I am very new to regular expression and trying to use it in R. So, not sure how to write the expression to cover all the cases here.

Below is the code that I'm using. As mentioned, they work for only some cases. Could someone please guide me on what should be the proper/applicable expression for the case?

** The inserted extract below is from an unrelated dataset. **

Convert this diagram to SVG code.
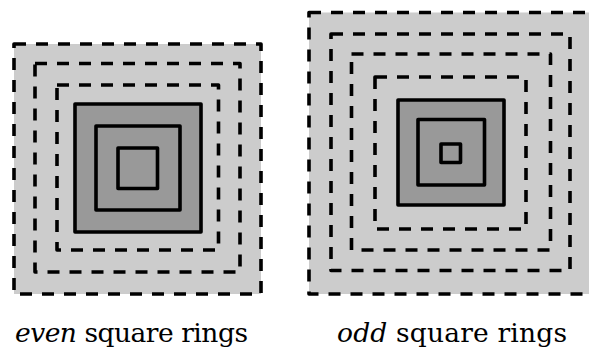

extract1<-trimws(gsub(".* ([a-zA-Z0-9]+).*", "\\1", product))
extract2<-trimws(gsub(".*(...[0-9][Mm][Ll]).*", "\\1", product))
extract3<-trimws(gsub(".*(..[0-9][Mm][Ll]).*", "\\1", product))
extract4<-trimws(gsub(".*(...[0-9][Gg]).*", "\\1", product))
extract5<-trimws(gsub(".*(..[0-9][Gg]).*", "\\1", product))
extract6<-trimws(gsub(".*(...[0-9].[Gg]).*", "\\1", product))
extract7<-trimws(gsub(".*(..[0-9].[Gg]).*", "\\1", product))

Solution

  • Your requirements are quite complex, but if you plan to use a single regex to extract those values, you can use

    regmatches(strings, regexpr(".*(?:\\d(?:\\.\\d+)?\\s*x\\s*)?\\K(?<!\\d)\\d+(?:\\.\\d+)?(?:k?g|m?l)\\b|(?<!\\d)\\d+(?:\\.\\d+)?(?:k?g|m?l)(?=\\s*x\\s*\\d)", strings, perl=TRUE, ignore.case=TRUE))
    

    See the regex demo online.

    The main idea is to match the rightmost number that is followed with specified UOM abbreviation giving priority to the numbers around x.

    Details:

    • .* - any zero or more chars other than line break chars, as many as possible
    • (?:\d(?:\.\d+)?\s*x\s*)? - an optional group matching a digit, then an optional sequence of . and one or more digits, and then an x enclosed with zero or more whitespaces
    • \K - match reset operator that discards the text matched so far
    • (?<!\d)\d+(?:\.\d+)?(?:k?g|m?l)\b - one or more digits, then an optional sequence of . and one or more digits and then kg or g or ml or l as a whole word
    • | - or
    • (?<!\d) - no digit immediately to the left is allowed
    • \d+(?:\.\d+)?(?:k?g|m?l) - one or more digits, then an optional sequence of . and one or more digits, and then kg/g/ml or l
    • (?=\s*x\s*\d) - followed with an x enclosed with zero or more whitespace chars and then a digit.